● **DATASET SECTION**
------------------------------------------------------------
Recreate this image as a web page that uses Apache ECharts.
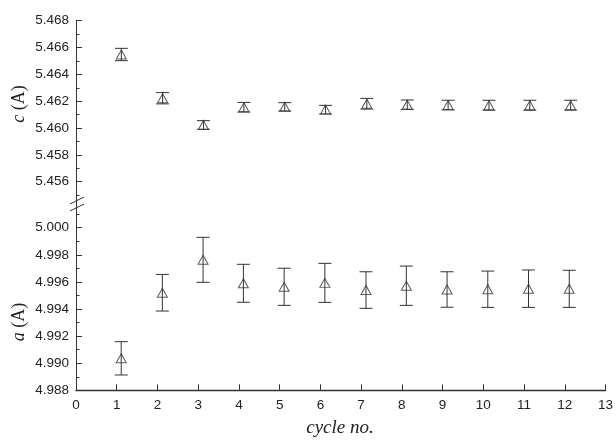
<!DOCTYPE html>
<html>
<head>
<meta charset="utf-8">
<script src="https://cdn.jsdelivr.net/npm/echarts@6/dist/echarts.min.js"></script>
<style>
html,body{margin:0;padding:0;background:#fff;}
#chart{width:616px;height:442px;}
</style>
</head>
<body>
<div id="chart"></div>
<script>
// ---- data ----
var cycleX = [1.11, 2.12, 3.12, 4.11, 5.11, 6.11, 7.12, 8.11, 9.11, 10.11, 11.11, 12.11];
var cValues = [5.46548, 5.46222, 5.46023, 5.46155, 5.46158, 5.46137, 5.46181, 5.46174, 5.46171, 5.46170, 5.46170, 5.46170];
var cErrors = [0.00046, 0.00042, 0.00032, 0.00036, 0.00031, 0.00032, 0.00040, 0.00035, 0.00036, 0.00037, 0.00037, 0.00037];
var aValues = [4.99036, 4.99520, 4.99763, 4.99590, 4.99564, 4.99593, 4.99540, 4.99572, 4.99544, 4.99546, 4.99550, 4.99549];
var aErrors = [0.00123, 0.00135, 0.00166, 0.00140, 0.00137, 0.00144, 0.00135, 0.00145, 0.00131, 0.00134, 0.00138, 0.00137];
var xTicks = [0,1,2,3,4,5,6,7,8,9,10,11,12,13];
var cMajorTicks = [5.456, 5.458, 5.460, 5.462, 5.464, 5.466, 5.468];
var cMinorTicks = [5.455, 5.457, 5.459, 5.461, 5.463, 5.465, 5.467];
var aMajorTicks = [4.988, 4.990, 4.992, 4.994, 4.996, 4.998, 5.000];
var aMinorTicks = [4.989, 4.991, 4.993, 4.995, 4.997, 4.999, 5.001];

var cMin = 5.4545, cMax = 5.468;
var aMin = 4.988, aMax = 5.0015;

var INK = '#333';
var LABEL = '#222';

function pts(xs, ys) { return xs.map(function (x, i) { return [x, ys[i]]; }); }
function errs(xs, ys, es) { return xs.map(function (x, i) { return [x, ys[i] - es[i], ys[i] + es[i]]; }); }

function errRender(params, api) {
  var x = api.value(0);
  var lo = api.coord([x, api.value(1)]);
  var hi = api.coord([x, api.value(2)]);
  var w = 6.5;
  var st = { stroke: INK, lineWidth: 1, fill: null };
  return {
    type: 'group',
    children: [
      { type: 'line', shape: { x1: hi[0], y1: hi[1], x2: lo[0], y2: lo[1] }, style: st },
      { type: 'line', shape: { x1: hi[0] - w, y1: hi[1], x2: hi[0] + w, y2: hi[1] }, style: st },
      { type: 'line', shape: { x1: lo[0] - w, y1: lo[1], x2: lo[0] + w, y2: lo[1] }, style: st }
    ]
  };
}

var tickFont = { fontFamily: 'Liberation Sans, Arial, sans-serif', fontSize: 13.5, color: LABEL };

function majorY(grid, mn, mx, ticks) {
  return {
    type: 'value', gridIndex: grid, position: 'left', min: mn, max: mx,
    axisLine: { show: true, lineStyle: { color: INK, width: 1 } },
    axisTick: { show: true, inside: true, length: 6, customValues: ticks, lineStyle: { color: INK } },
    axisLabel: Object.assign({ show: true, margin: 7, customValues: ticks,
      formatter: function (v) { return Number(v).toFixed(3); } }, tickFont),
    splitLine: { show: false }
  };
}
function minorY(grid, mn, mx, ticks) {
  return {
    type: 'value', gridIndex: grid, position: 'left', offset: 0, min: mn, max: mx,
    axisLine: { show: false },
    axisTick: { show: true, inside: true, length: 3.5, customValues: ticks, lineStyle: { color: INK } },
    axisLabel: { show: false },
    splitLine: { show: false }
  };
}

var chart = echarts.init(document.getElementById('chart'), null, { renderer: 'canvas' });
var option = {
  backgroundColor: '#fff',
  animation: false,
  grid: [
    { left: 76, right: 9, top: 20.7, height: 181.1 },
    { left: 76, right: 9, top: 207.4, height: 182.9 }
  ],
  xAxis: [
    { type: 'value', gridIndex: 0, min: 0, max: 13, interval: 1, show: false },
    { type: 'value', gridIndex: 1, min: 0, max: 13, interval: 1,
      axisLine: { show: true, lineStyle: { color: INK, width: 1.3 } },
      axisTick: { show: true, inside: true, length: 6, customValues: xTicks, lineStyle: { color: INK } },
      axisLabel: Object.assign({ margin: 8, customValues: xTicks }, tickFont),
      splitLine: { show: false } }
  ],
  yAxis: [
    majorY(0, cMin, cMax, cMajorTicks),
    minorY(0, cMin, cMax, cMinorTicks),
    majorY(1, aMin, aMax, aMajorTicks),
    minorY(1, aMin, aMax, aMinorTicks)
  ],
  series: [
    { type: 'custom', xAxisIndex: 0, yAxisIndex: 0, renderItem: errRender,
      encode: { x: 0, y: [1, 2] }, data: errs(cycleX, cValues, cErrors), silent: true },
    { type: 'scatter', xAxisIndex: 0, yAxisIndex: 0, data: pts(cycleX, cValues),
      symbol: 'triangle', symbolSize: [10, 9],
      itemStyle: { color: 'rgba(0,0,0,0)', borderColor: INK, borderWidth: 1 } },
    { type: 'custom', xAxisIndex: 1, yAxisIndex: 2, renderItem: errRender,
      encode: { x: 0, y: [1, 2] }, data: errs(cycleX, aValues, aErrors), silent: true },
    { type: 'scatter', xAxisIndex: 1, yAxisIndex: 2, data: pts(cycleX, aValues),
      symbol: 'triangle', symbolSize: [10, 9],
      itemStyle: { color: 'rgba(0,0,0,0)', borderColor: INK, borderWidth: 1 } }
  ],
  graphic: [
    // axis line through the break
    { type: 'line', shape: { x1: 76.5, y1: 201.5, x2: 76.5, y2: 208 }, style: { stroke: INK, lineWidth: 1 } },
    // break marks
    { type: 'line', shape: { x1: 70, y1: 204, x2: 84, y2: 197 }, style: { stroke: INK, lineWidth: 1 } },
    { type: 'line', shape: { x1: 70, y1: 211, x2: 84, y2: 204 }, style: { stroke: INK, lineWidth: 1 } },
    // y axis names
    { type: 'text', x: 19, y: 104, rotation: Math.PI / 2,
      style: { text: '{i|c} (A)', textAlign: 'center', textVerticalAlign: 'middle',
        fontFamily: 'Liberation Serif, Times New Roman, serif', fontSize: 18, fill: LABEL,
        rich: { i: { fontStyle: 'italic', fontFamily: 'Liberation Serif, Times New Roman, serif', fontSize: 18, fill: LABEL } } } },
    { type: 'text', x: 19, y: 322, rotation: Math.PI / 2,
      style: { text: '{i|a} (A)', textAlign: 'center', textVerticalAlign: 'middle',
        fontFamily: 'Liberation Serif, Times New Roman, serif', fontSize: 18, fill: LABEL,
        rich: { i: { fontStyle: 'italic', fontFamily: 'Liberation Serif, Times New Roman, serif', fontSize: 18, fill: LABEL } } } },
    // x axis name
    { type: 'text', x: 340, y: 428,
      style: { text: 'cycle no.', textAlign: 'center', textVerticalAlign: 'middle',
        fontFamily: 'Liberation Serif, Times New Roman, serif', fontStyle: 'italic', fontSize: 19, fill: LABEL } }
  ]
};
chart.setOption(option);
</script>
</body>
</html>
------------------------------------------------------------
● **TASK TO CARRY OUT**
Repeat the listing above exactly from its first line to the line containing "function errs(xs, ys, es)", both included, and omit the pictures.

● **RESPONSE TO THE EXERCISE**
Recreate this image as a web page that uses Apache ECharts.
<!DOCTYPE html>
<html>
<head>
<meta charset="utf-8">
<script src="https://cdn.jsdelivr.net/npm/echarts@6/dist/echarts.min.js"></script>
<style>
html,body{margin:0;padding:0;background:#fff;}
#chart{width:616px;height:442px;}
</style>
</head>
<body>
<div id="chart"></div>
<script>
// ---- data ----
var cycleX = [1.11, 2.12, 3.12, 4.11, 5.11, 6.11, 7.12, 8.11, 9.11, 10.11, 11.11, 12.11];
var cValues = [5.46548, 5.46222, 5.46023, 5.46155, 5.46158, 5.46137, 5.46181, 5.46174, 5.46171, 5.46170, 5.46170, 5.46170];
var cErrors = [0.00046, 0.00042, 0.00032, 0.00036, 0.00031, 0.00032, 0.00040, 0.00035, 0.00036, 0.00037, 0.00037, 0.00037];
var aValues = [4.99036, 4.99520, 4.99763, 4.99590, 4.99564, 4.99593, 4.99540, 4.99572, 4.99544, 4.99546, 4.99550, 4.99549];
var aErrors = [0.00123, 0.00135, 0.00166, 0.00140, 0.00137, 0.00144, 0.00135, 0.00145, 0.00131, 0.00134, 0.00138, 0.00137];
var xTicks = [0,1,2,3,4,5,6,7,8,9,10,11,12,13];
var cMajorTicks = [5.456, 5.458, 5.460, 5.462, 5.464, 5.466, 5.468];
var cMinorTicks = [5.455, 5.457, 5.459, 5.461, 5.463, 5.465, 5.467];
var aMajorTicks = [4.988, 4.990, 4.992, 4.994, 4.996, 4.998, 5.000];
var aMinorTicks = [4.989, 4.991, 4.993, 4.995, 4.997, 4.999, 5.001];

var cMin = 5.4545, cMax = 5.468;
var aMin = 4.988, aMax = 5.0015;

var INK = '#333';
var LABEL = '#222';

function pts(xs, ys) { return xs.map(function (x, i) { return [x, ys[i]]; }); }
function errs(xs, ys, es) { return xs.map(function (x, i) { return [x, ys[i] - es[i], ys[i] + es[i]]; }); }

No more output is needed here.